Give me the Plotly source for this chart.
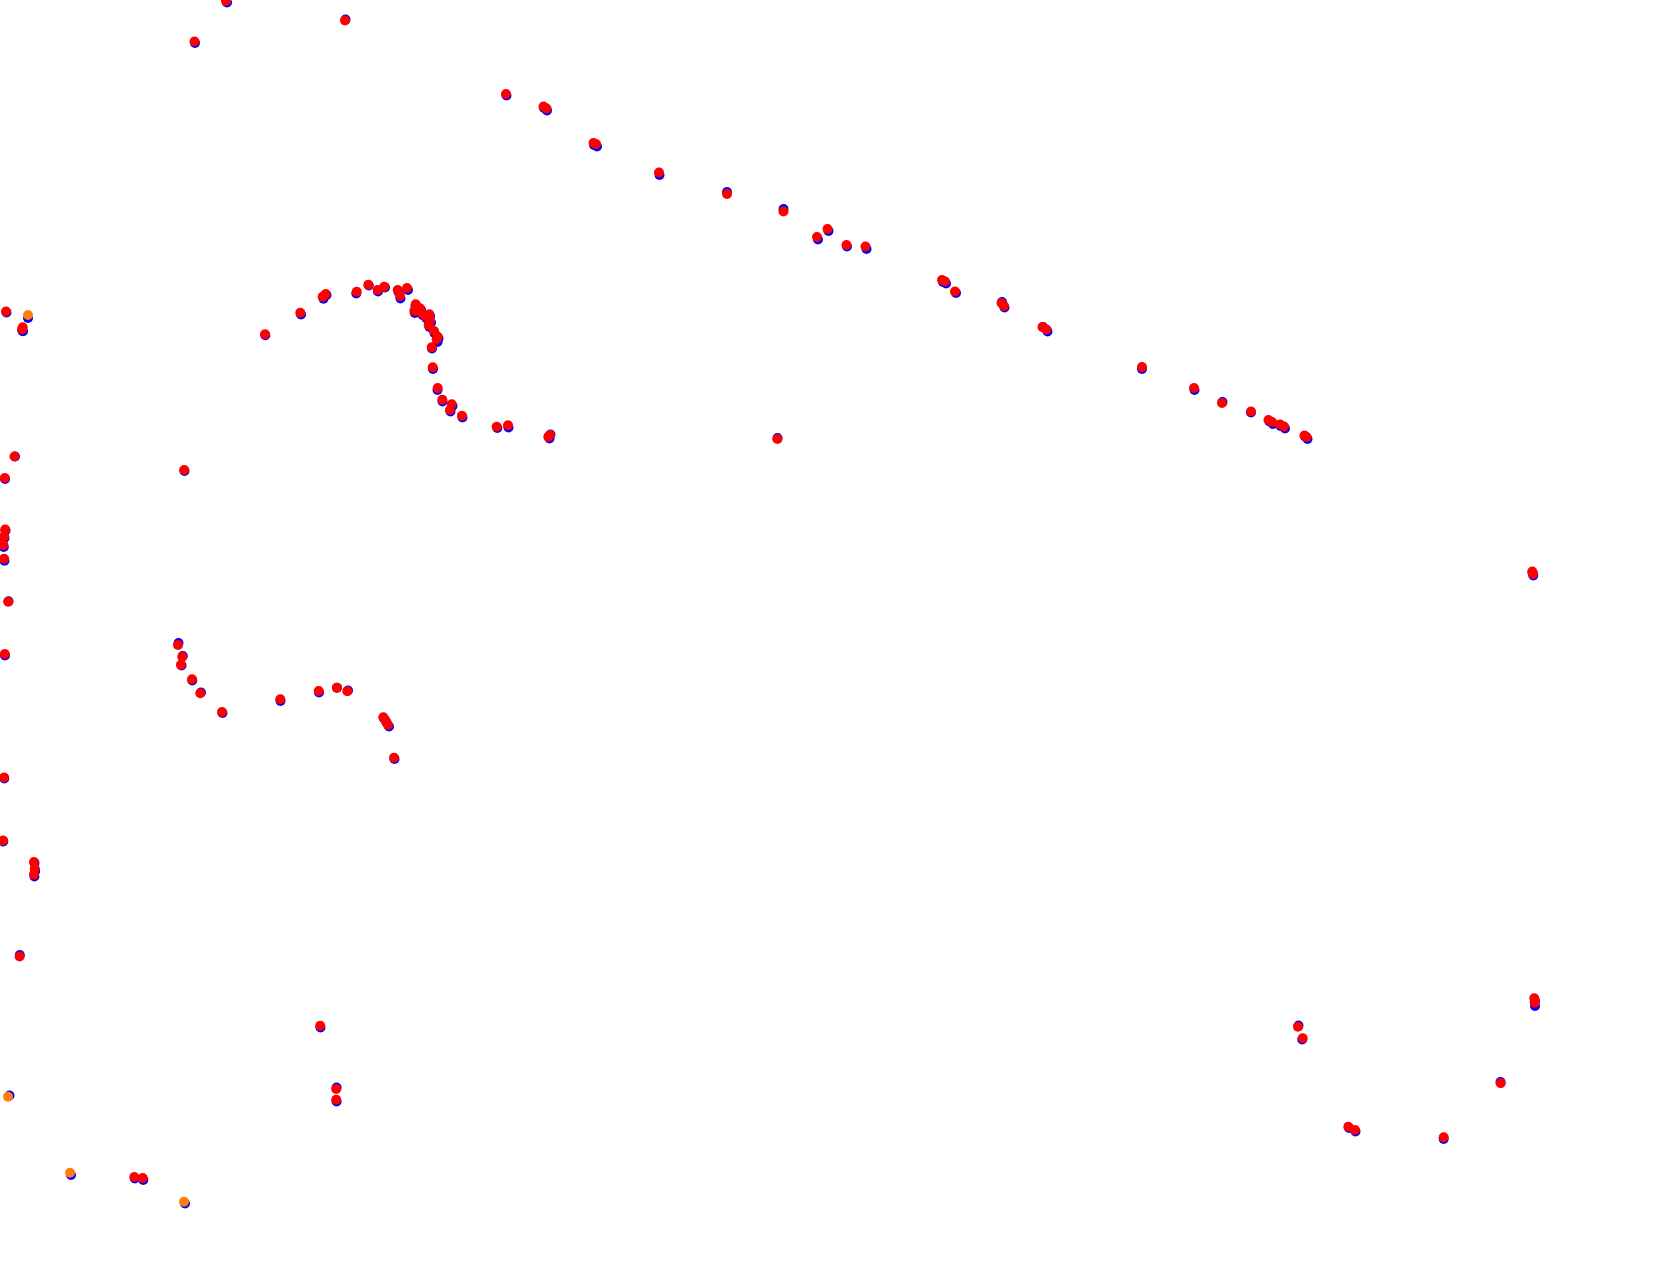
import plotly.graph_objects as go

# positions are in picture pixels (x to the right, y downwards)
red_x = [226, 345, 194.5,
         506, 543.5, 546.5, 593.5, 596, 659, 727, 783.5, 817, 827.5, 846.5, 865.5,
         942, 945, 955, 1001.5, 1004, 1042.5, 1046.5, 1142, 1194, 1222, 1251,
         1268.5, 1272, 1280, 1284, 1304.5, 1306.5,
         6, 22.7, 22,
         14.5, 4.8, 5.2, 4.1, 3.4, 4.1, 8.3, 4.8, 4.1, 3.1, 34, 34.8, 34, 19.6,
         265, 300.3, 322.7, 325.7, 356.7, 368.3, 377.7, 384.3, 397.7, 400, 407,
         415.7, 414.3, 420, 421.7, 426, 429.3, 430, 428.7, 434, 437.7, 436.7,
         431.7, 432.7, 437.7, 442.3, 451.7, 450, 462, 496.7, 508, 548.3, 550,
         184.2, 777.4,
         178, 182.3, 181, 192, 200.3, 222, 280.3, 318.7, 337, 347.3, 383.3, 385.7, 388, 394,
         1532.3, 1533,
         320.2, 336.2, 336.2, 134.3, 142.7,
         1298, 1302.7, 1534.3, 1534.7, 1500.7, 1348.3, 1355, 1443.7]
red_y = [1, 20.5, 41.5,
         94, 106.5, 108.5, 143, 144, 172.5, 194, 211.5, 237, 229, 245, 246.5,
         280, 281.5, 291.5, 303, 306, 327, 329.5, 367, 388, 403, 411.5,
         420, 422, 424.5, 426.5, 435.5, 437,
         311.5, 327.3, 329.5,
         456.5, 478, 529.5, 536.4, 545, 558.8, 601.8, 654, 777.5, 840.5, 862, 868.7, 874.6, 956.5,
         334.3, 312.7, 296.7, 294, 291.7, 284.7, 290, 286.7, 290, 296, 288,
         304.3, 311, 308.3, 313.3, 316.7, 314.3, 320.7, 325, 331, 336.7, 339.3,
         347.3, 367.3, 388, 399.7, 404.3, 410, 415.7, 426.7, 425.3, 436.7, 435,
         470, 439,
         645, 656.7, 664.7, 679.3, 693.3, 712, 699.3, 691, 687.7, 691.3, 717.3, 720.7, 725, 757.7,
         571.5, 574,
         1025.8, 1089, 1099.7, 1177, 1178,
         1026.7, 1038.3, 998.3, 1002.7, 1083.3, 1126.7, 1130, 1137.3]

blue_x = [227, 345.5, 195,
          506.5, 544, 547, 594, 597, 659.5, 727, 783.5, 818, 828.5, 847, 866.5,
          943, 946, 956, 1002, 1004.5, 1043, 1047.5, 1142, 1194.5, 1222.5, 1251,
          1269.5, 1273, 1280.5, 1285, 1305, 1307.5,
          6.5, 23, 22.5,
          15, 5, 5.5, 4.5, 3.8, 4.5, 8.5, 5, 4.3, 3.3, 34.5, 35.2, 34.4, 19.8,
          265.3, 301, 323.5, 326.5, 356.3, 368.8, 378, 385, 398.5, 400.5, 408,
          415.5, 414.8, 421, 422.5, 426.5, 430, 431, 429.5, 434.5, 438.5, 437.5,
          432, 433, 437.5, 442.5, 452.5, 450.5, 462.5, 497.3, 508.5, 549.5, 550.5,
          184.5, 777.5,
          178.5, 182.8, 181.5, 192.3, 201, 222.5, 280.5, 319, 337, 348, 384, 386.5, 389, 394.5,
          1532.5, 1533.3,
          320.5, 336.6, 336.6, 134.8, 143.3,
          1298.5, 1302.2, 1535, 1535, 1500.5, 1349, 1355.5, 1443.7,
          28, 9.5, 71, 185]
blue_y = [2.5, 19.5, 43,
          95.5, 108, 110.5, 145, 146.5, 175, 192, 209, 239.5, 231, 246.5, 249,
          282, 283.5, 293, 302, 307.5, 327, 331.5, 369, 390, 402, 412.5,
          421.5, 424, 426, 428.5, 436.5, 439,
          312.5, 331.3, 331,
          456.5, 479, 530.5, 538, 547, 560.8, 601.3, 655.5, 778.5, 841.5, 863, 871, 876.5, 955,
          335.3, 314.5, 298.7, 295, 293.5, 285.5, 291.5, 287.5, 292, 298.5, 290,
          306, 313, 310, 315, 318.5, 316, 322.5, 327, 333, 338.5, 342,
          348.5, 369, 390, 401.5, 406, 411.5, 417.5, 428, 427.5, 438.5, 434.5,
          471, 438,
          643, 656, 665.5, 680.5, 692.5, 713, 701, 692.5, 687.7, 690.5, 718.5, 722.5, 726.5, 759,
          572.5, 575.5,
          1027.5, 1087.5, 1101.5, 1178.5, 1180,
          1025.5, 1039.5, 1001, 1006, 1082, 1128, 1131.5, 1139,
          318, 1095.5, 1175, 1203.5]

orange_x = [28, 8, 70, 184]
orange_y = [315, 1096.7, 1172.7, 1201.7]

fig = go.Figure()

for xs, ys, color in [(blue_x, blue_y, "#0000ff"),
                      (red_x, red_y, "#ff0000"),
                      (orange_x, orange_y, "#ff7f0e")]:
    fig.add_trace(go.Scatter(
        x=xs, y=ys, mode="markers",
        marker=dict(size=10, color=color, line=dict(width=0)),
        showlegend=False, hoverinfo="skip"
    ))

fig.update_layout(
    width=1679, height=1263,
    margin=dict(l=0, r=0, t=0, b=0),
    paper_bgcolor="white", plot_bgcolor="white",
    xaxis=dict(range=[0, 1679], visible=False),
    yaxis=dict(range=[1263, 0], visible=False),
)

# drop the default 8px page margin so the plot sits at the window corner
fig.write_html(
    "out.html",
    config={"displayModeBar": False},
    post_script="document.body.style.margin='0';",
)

-------

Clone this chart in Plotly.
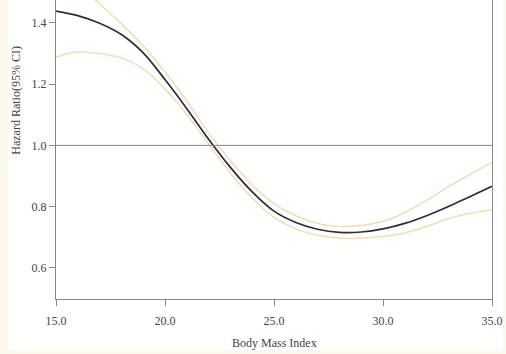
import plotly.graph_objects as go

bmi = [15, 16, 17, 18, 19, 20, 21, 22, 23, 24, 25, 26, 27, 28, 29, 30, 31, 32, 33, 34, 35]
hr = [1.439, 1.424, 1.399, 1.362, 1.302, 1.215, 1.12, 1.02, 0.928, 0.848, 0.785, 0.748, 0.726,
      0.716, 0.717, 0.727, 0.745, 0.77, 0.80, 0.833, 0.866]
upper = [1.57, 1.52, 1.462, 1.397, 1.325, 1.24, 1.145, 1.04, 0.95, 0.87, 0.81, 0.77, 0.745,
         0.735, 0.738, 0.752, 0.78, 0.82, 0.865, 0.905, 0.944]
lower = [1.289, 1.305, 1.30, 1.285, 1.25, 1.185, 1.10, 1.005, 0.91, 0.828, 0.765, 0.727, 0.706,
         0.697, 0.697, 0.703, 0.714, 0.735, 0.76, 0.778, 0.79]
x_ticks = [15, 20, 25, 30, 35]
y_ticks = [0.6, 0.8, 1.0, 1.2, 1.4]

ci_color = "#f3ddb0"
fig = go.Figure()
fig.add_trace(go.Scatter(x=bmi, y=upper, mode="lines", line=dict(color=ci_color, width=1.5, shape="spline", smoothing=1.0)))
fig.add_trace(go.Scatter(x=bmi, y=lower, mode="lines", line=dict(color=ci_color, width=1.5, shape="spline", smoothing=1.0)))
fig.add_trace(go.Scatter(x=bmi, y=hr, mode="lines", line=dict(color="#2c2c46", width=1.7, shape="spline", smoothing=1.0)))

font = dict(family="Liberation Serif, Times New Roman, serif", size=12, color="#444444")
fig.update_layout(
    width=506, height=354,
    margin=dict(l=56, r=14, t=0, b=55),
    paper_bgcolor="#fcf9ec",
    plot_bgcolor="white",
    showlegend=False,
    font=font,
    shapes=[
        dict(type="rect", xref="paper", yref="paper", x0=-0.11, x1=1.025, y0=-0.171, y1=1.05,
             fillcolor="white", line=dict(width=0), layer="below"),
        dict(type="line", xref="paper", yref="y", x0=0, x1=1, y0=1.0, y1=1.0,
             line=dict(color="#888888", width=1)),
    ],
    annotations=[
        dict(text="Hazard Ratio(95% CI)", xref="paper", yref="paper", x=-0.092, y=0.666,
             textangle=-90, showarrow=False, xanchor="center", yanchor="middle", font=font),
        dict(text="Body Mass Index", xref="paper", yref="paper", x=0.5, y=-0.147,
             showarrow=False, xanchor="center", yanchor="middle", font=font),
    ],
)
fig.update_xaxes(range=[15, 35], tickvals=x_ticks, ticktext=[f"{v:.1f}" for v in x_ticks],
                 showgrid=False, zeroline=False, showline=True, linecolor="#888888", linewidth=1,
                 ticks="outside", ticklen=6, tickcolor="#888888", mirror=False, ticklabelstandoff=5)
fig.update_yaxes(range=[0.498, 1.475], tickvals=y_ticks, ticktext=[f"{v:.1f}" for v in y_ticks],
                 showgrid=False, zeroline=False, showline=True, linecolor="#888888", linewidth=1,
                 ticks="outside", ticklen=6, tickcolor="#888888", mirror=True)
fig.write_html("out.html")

-------

▶ Task prompt
State only the count of lines above that hold the string "chart".

▶ The solution
2